→ INSTRUCTION: Extract the lines from the first one in the records below through the line containing "const seriesNames = ['Vlaams", keeping both ends and leaving out any pictures.

→ DATA SUPPLIED:

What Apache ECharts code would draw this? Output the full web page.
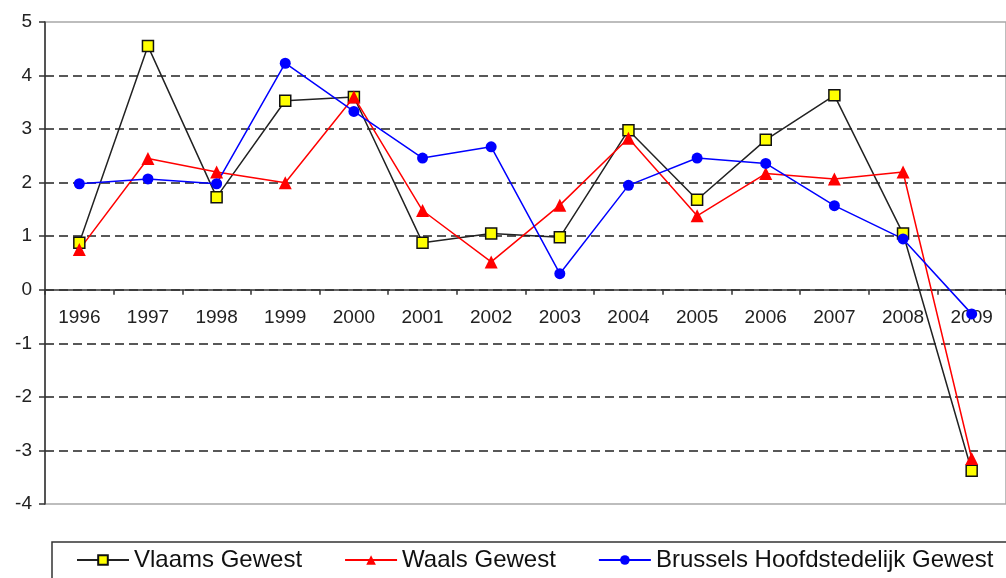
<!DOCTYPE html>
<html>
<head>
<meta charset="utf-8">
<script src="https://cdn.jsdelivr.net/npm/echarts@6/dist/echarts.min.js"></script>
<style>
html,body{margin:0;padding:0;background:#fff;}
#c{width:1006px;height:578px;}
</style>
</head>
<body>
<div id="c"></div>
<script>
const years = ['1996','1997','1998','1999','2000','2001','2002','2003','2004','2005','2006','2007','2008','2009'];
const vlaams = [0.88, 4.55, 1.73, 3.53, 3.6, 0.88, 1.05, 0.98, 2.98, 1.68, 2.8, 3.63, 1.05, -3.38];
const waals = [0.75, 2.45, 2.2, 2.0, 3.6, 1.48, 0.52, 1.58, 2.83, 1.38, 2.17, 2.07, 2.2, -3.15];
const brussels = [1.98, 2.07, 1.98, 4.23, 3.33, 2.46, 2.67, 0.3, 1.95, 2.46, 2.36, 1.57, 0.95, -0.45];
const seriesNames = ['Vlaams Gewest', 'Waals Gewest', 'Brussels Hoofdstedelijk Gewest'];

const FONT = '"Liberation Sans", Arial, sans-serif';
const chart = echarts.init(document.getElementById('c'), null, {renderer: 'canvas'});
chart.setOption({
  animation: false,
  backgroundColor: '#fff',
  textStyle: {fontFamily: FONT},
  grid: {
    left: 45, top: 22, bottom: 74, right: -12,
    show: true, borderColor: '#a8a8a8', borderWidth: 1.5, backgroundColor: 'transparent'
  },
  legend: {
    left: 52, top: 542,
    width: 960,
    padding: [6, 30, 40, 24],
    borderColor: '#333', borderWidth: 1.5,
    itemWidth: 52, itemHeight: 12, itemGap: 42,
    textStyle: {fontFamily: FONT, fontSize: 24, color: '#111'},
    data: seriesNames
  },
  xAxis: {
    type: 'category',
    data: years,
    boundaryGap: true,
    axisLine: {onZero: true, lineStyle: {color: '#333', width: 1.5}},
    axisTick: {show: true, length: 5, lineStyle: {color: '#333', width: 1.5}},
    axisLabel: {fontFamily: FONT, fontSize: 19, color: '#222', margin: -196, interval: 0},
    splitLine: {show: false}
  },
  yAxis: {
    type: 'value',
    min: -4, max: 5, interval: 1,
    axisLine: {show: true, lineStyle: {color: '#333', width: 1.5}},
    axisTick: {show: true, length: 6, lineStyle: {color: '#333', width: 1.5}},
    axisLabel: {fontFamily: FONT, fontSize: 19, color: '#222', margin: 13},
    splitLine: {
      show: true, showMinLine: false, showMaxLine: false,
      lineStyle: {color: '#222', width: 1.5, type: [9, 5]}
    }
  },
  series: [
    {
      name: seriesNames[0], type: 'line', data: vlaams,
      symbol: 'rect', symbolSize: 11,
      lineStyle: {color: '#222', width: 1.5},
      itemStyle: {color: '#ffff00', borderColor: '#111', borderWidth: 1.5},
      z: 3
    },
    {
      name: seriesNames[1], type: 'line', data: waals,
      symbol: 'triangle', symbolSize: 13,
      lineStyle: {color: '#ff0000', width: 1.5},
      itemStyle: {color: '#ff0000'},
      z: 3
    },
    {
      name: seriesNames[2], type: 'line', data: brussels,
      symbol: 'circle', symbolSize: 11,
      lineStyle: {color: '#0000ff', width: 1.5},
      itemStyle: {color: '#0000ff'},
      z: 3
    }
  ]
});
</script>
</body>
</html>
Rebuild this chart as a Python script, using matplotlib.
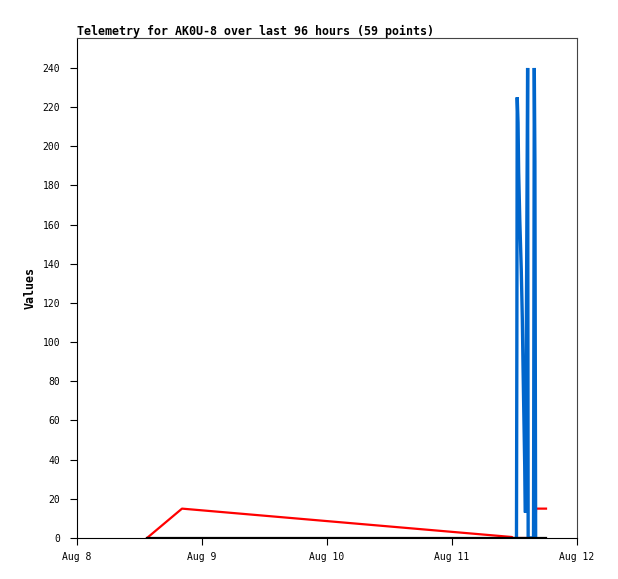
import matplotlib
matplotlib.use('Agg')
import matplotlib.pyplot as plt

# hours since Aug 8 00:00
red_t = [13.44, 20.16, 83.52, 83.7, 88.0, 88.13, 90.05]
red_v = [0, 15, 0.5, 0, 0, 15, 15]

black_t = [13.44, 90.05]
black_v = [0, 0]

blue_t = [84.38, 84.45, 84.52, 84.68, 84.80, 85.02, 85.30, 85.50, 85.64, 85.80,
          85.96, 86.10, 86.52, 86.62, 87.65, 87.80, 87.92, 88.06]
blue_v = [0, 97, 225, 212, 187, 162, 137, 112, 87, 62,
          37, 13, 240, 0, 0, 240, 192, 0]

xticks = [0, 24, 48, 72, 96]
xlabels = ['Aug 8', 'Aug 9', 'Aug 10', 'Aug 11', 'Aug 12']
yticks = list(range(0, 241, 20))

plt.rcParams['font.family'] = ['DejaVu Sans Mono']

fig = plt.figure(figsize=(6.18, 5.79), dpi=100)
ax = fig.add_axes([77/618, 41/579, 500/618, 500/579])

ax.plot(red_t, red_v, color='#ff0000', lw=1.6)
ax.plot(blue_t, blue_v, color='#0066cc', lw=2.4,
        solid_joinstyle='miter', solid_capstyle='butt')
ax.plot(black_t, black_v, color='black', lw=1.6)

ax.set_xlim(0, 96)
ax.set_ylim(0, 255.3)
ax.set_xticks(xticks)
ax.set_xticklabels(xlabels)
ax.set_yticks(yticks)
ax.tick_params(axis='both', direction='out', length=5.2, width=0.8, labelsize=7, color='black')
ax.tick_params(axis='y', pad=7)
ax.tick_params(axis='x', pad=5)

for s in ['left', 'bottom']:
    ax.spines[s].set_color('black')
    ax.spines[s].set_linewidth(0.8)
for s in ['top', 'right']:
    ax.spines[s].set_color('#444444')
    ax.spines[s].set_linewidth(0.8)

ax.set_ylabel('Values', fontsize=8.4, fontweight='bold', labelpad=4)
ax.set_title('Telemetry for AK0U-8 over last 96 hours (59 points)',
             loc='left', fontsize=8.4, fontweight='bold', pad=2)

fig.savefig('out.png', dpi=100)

→ SOLUTION FOR THIS PROBLEM:
What Apache ECharts code would draw this? Output the full web page.
<!DOCTYPE html>
<html>
<head>
<meta charset="utf-8">
<script src="https://cdn.jsdelivr.net/npm/echarts@6/dist/echarts.min.js"></script>
<style>
html,body{margin:0;padding:0;background:#fff;}
#c{width:1006px;height:578px;}
</style>
</head>
<body>
<div id="c"></div>
<script>
const years = ['1996','1997','1998','1999','2000','2001','2002','2003','2004','2005','2006','2007','2008','2009'];
const vlaams = [0.88, 4.55, 1.73, 3.53, 3.6, 0.88, 1.05, 0.98, 2.98, 1.68, 2.8, 3.63, 1.05, -3.38];
const waals = [0.75, 2.45, 2.2, 2.0, 3.6, 1.48, 0.52, 1.58, 2.83, 1.38, 2.17, 2.07, 2.2, -3.15];
const brussels = [1.98, 2.07, 1.98, 4.23, 3.33, 2.46, 2.67, 0.3, 1.95, 2.46, 2.36, 1.57, 0.95, -0.45];
const seriesNames = ['Vlaams Gewest', 'Waals Gewest', 'Brussels Hoofdstedelijk Gewest'];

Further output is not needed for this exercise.